Jasonxu1225 / Uncertainty-aware-Inverse-Constrained-Reinforcement-Learning

[ICLR 2024] ''Uncertainty-aware Constraint Inference in Inverse Constrained Reinforcement Learning'' Official Code
MIT License
8 stars 1 forks source link

Expert data dimension error when updating cflow net #1

Closed Usaywook closed 2 months ago

Usaywook commented 2 months ago

When I try the command "python train_icrl.py ../config/Mujoco/Blocked_HalfCheetah/train_UAICRL_HC-noise-1e-1.yaml -n 5 -s 123",

I've got the error as follows:

Uncertainty-aware-Inverse-Constrained-Reinforcement-Learning/constraint_models/constraint_n
et/constraint_cflow_net.py", line 496, in train_nn
    expert_data_games = expert_data.unsqueeze(0).view(expert_batch, length, self.input_dims)
RuntimeError: shape '[5, 1000, 24]' is invalid for input of size 13200

I think that self.input_dims is a concatenated state and action dims, so 24 is correct and expert_batch is the number of threads, so 5 is correct. Therefore, I guess that length is not a fixed size of 1000.

Do you know how I could solve it?

Jasonxu1225 commented 2 months ago

Hi, thanks for your interests.

For the HalfCheetah env, I think the fixed maximum length is indeed 1000 (check line 30 in mujuco_environment/custom_envs/__init__.py). And the length of the expert trajectories in the provided expert dataset for HalfCheetah env is also fixed as 1000. So I do not know why in your case the length is not 1000.

Fortunately, I have also provided the code for the case when the trajectory length is not fixed (as in Walker and Pendulum envs). The main idea is that we change the data store format so that we can get each episode's length. To do this, you should set the store_by_game in the config yaml as True, and then use the function train_nn_earlystop in line 792 in constraint_models/constraint_net/constraint_cflow_net.py, where you may need to modify the conditions in lines 518-520 in interface/train_icrl.py.

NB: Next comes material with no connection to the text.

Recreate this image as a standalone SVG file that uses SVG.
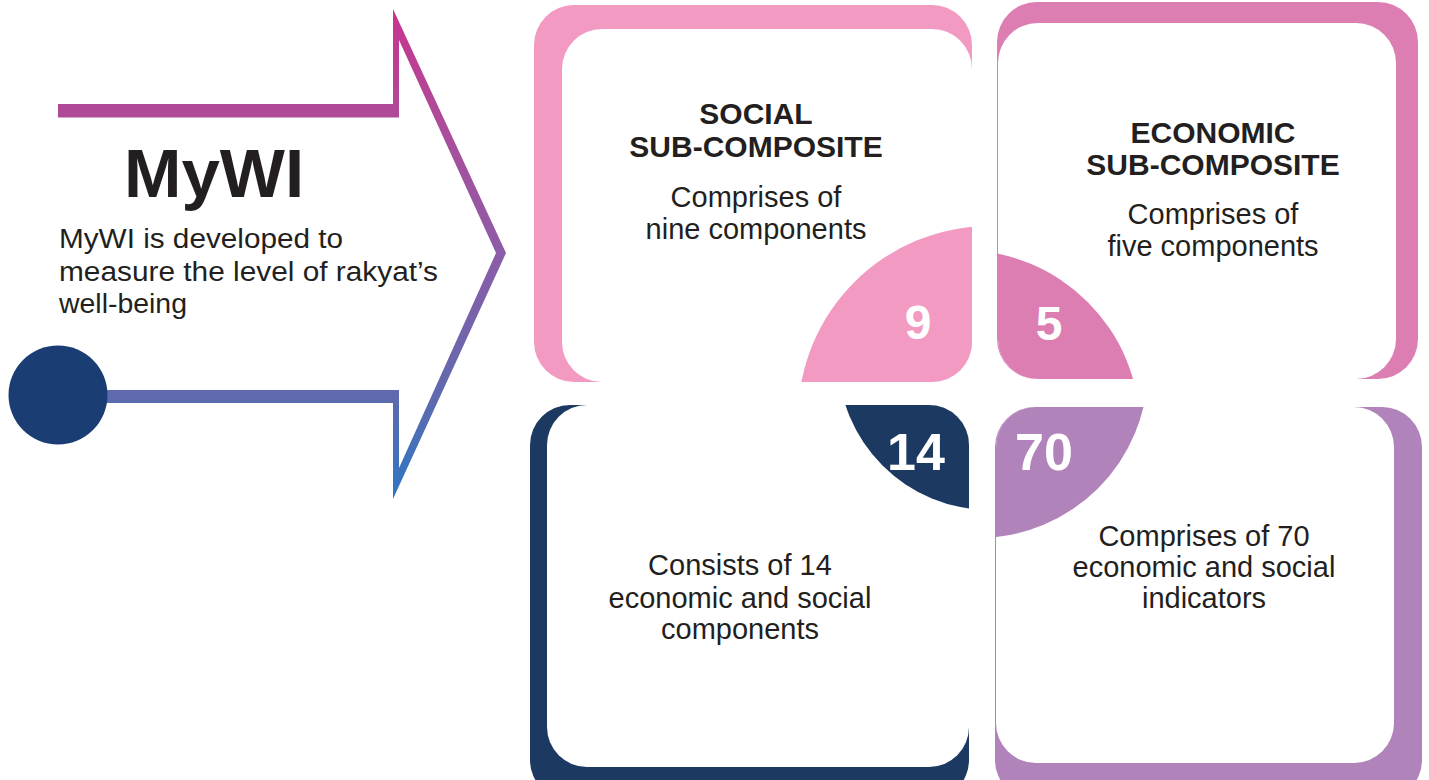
<svg xmlns="http://www.w3.org/2000/svg" width="1429" height="780" viewBox="0 0 1429 780">
  <style>
    text { font-family: "Liberation Sans", Arial, sans-serif; fill: #231f20; }
    .title { font-weight: bold; font-size: 30px; text-anchor: middle; }
    .body { font-size: 29px; text-anchor: middle; }
    .sub { font-size: 27px; }
    .num { font-weight: bold; fill: #ffffff; text-anchor: middle; }
    .white { fill: #ffffff; }
  </style>
  <defs>
    <linearGradient id="arrowGrad" gradientUnits="userSpaceOnUse" x1="0" y1="8" x2="0" y2="499">
      <stop offset="0" stop-color="#c8338d"/>
      <stop offset="0.21" stop-color="#b04a98"/>
      <stop offset="0.5" stop-color="#8c5ca8"/>
      <stop offset="0.79" stop-color="#5f6aae"/>
      <stop offset="1" stop-color="#2c76c3"/>
    </linearGradient>
    <clipPath id="c1"><rect x="562" y="29" width="410" height="353" rx="40"/></clipPath>
    <clipPath id="c2"><rect x="998" y="23" width="398" height="356" rx="40"/></clipPath>
    <clipPath id="c3"><rect x="547" y="405" width="422" height="362" rx="40"/></clipPath>
    <clipPath id="c4"><rect x="996" y="407" width="398" height="356" rx="40"/></clipPath>
  </defs>

  <g id="mywi">
    <path d="M58,104 L393,104 L393,9 L506,253 L393,499 L393,403 L100,403 L100,390 L399,390 L399,468 L496,253 L399,40 L399,117.5 L58,117.5 Z" fill="url(#arrowGrad)"/>
    <circle cx="58" cy="395" r="49.5" fill="#1a3e73"/>
    <text x="214" y="197" font-size="69" font-weight="bold" text-anchor="middle">MyWI</text>
    <text class="sub" x="59" y="248" textLength="284" lengthAdjust="spacingAndGlyphs">MyWI is developed to</text>
    <text class="sub" x="59" y="281" textLength="379" lengthAdjust="spacingAndGlyphs">measure the level of rakyat’s</text>
    <text class="sub" x="59" y="313" textLength="128" lengthAdjust="spacingAndGlyphs">well-being</text>
  </g>

  <g id="social">
    <rect x="534" y="5" width="438" height="377" rx="40" fill="#f39ac2"/>
    <rect class="white" x="562" y="29" width="410" height="353" rx="40"/>
    <circle cx="990" cy="418" r="192" fill="#f39ac2" clip-path="url(#c1)"/>
    <text class="title" x="756" y="124">SOCIAL</text>
    <text class="title" x="756" y="157">SUB-COMPOSITE</text>
    <text class="body" x="756" y="207">Comprises of</text>
    <text class="body" x="756" y="239">nine components</text>
    <text class="num" x="918" y="339" font-size="48">9</text>
  </g>

  <g id="economic">
    <rect x="997" y="2" width="421" height="377" rx="40" fill="#dd7eb3"/>
    <rect class="white" x="998" y="23" width="398" height="356" rx="40"/>
    <circle cx="962" cy="428" r="178" fill="#dd7eb3" clip-path="url(#c2)"/>
    <text class="title" x="1213" y="143">ECONOMIC</text>
    <text class="title" x="1213" y="175">SUB-COMPOSITE</text>
    <text class="body" x="1213" y="224">Comprises of</text>
    <text class="body" x="1213" y="256">five components</text>
    <text class="num" x="1049" y="340" font-size="48">5</text>
  </g>

  <g id="components">
    <rect x="530" y="405" width="439" height="395" rx="40" fill="#1c3961"/>
    <rect class="white" x="547" y="405" width="422" height="362" rx="40"/>
    <circle cx="990" cy="358" r="152" fill="#1c3961" clip-path="url(#c3)"/>
    <text class="body" x="740" y="575">Consists of 14</text>
    <text class="body" x="740" y="608">economic and social</text>
    <text class="body" x="740" y="639">components</text>
    <text class="num" x="916" y="470" font-size="52">14</text>
  </g>

  <g id="indicators">
    <rect x="995" y="407" width="427" height="393" rx="40" fill="#b183bb"/>
    <rect class="white" x="996" y="407" width="398" height="356" rx="40"/>
    <circle cx="978" cy="368" r="170" fill="#b183bb" clip-path="url(#c4)"/>
    <text class="body" x="1204" y="546">Comprises of 70</text>
    <text class="body" x="1204" y="577">economic and social</text>
    <text class="body" x="1204" y="608">indicators</text>
    <text class="num" x="1044" y="470" font-size="52">70</text>
  </g>

  <g id="connectors"></g>
</svg>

Usaywook commented 2 months ago

Hi, thank you for quickly replying to the question. I could solve the issue thanks to your advice.

When I copy the expert data from Guiliang/ICRL-benchmarks-public repository to the data/expert_data directory, it looks like the problem was caused by a conflict due to overwriting a file.

Expert data in Guiliang/ICRL-benchmarks-public repository is as follows:

Loading expert data from ../data/expert_data/BlockedHalf-cheetah/.
Expert_mean_reward: 2270.9212421442044 and Expert_mean_length: 107.84313725490196.

Expert data in your repository is as follows:

Loading expert data from ../data/expert_data/BlockedHalf-cheetah/.
Expert_mean_reward: 2606.060715970816 and Expert_mean_length: 1000.0

Using data from this remote repo helped me resolve the issue.

Is the dataset uploaded to this remote repository different from the expert data in the link above?

Jasonxu1225 commented 2 months ago

Yes, you are right. The dataset in this repository differs from the dataset in the benchmark for the HalfCheetah environment. This is because the HalfCheetah environment's maximum length is 1000. Therefore, I re-generated the expert data with a length of 1000, while the benchmark dataset has a length of 500. Alternatively, you can create your own expert dataset by following the instructions.

Hope this can solve your questions.